TikTok Urges Court To Halt Ban From Taking Effect Until Supreme Court Can Review Case
Without emergency relief, the popular social media app will be banned ‘on the eve of a presidential inauguration,’ a legal filing notes.
After a federal appeals court held that a law that would force TikTok to divest from its Communist Chinese ownership or face a nationwide ban is constitutional, the popular video-sharing app is urging the court to halt the law from taking effect until the Supreme Court has a chance to weigh in.
The District of Columbia Circuit on Friday found that the divest-or-ban law does not infringe on First Amendment freedoms since the government’s law acts solely “to protect that freedom from a foreign adversary nation and to limit that adversary’s ability to gather data on people in the United States.”
TikTok, and its Chinese-owned parent company, ByteDance, warn in an emergency petition that if the law is allowed to take effect on January 19, 2025, “one of the nation’s most popular speech platforms,” used by tens of millions of Americans each month, will be shut down “on the eve of a presidential inauguration.” It argues that the Supreme Court should be able to weigh in on “this exceptionally important case” before such a ban takes effect.
“TikTok is, at its core, its 170 million American users,” the platform noted in a statement. “Estimates show that small businesses on TikTok would lose more than $1 billion in revenue and creators would suffer almost $300 million in lost earnings in just one month unless the TikTok Ban is halted.”
In its legal filing, lawyers for TikTok argue that an injunction will not cause any harm for the government as there is no “imminent threat” to national security.
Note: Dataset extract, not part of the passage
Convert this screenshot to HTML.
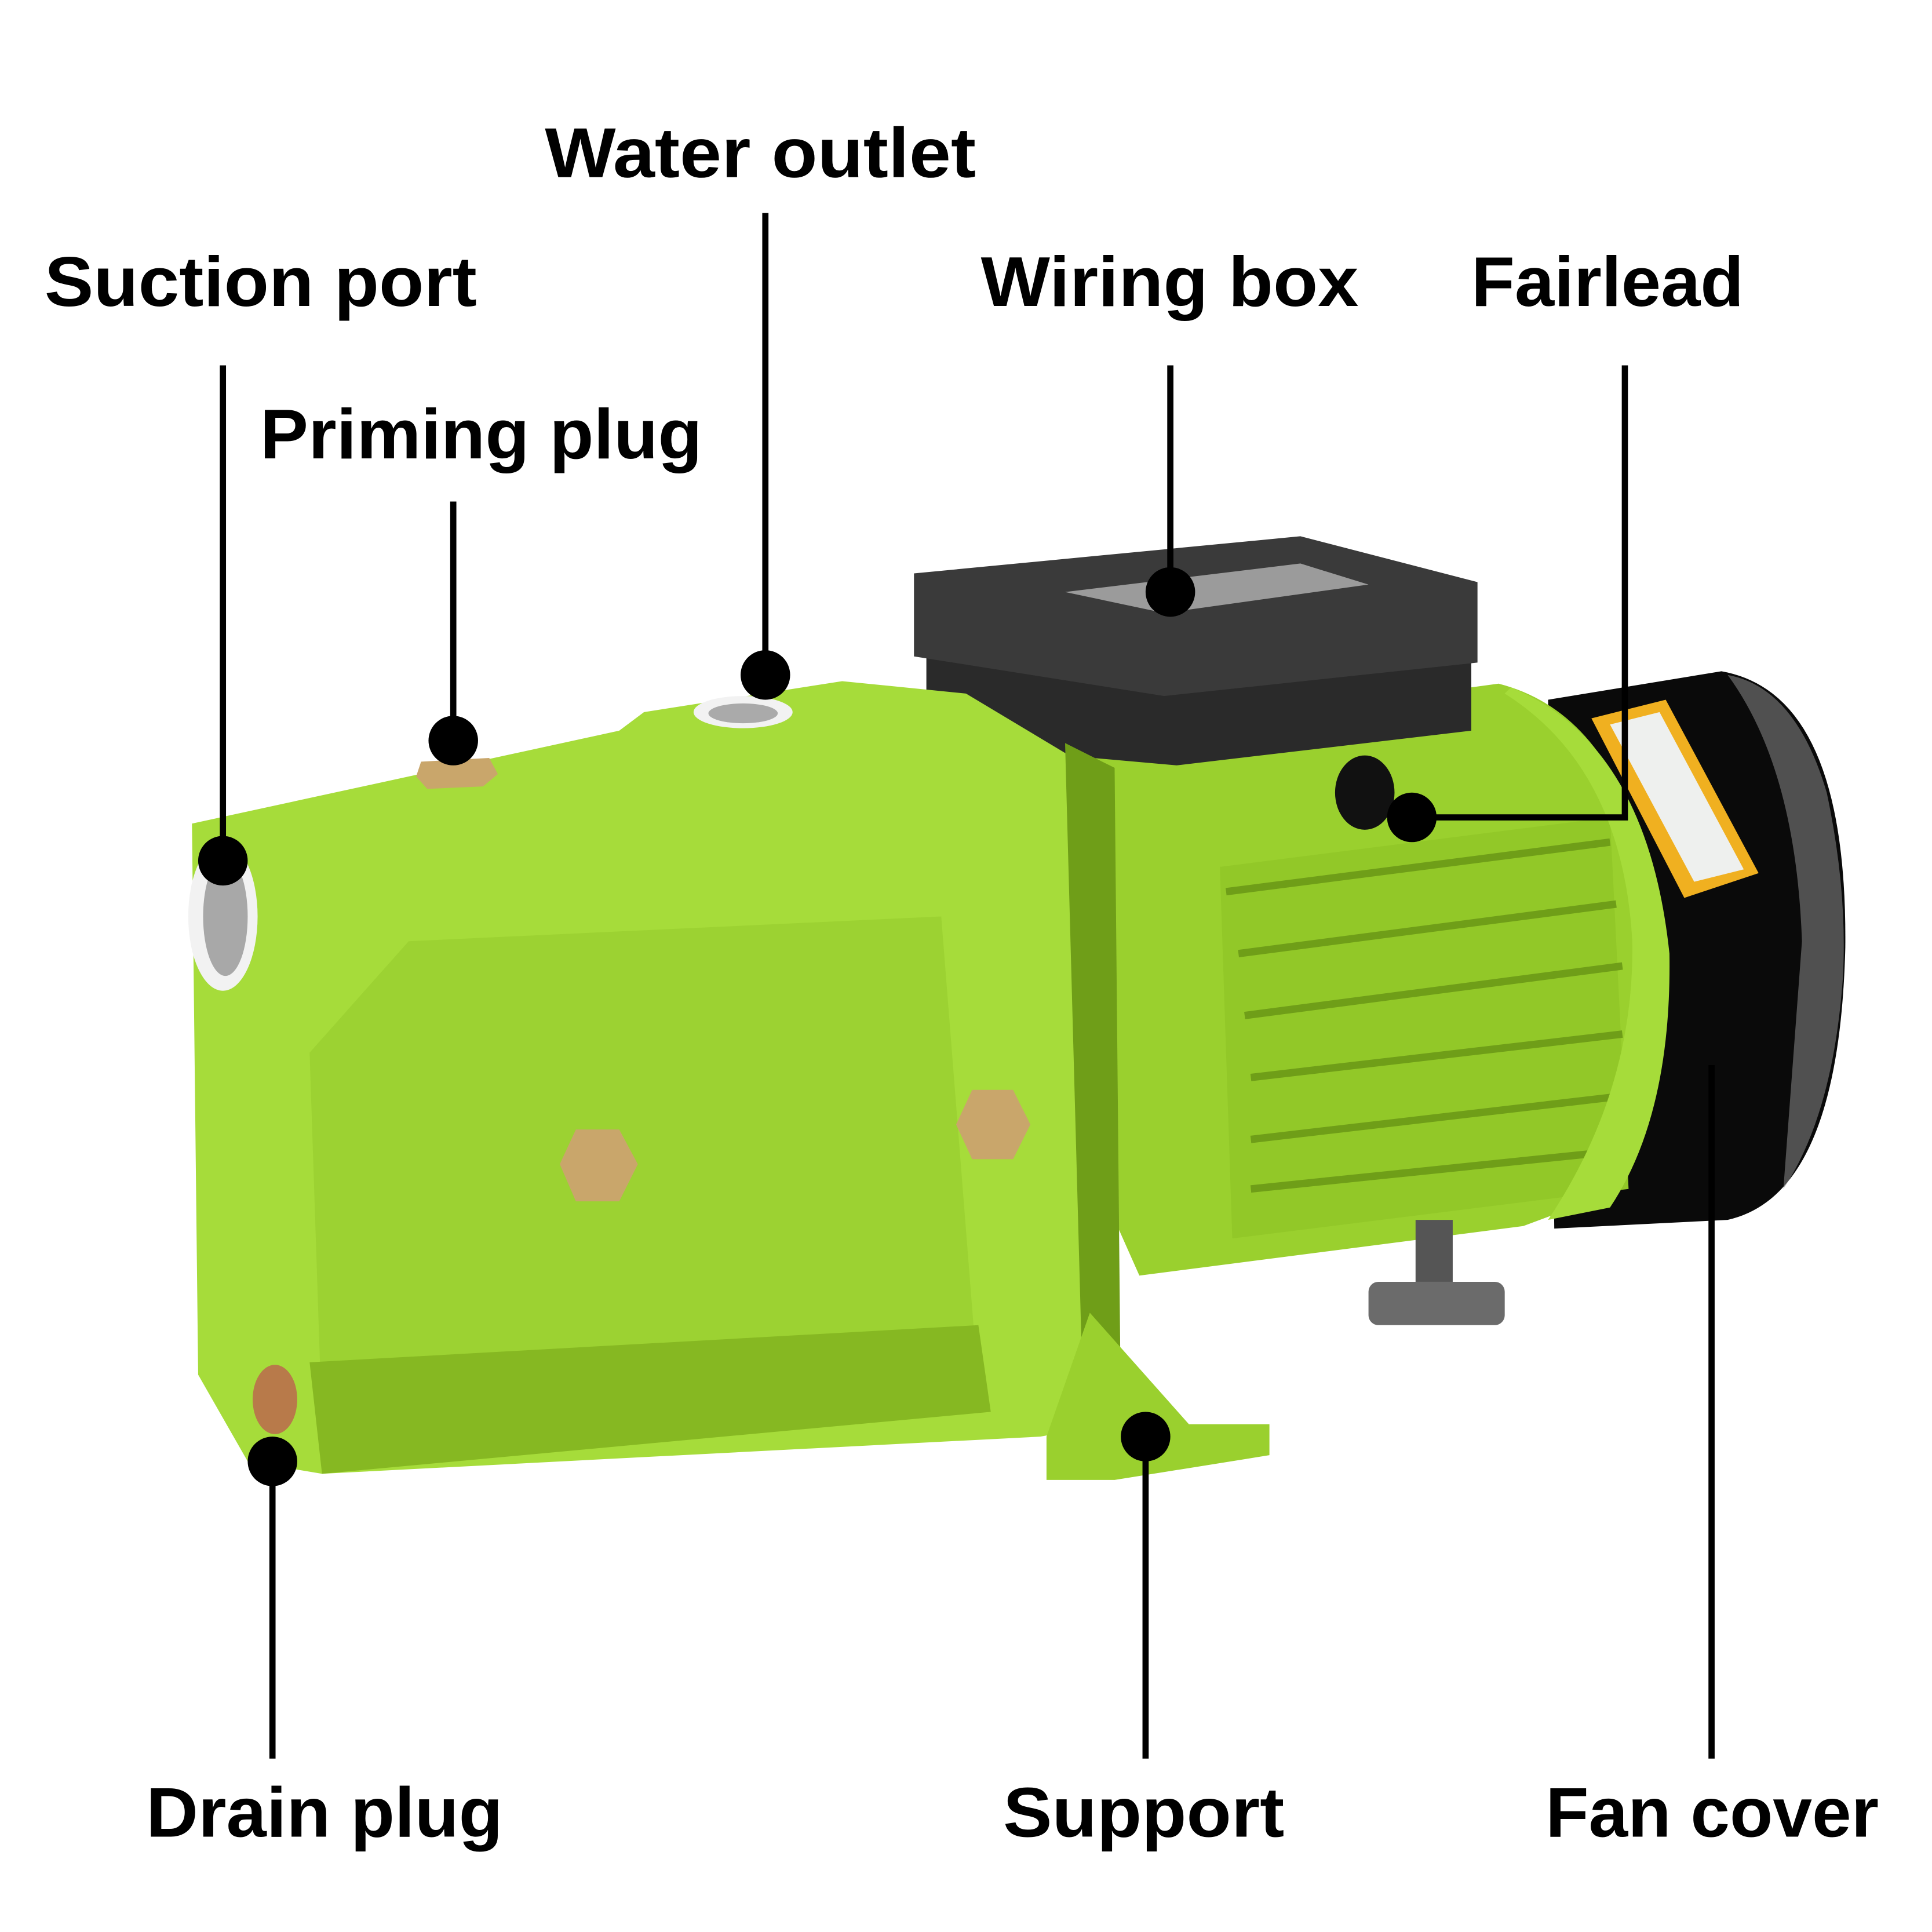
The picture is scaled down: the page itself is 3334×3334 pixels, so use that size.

They argue that Congress’s own law making the ban effective months after its passage, as well as the government admitting that China “‘could” engage in certain harmful conduct through TikTok, not that China is currently doing so or will soon do so,” makes it clear that there is not an urgent threat.
Delaying enactment of the law would “simply create breathing room for the Supreme Court to conduct an orderly review and for the incoming Administration to evaluate this matter — before one of this country’s most important speech platforms is shuttered,” the filing notes.
The federal government has promised its full response by Wednesday, but in the meantime, noted in a legal filing that the government believes the court should deny TikTok’s request “without additional briefing.”
“The Court is familiar with the relevant facts and law and has definitively rejected petitioners’ constitutional claims in a thorough decision that recognizes the critical national-security interests underlying the Act,” the government wrote in a filing.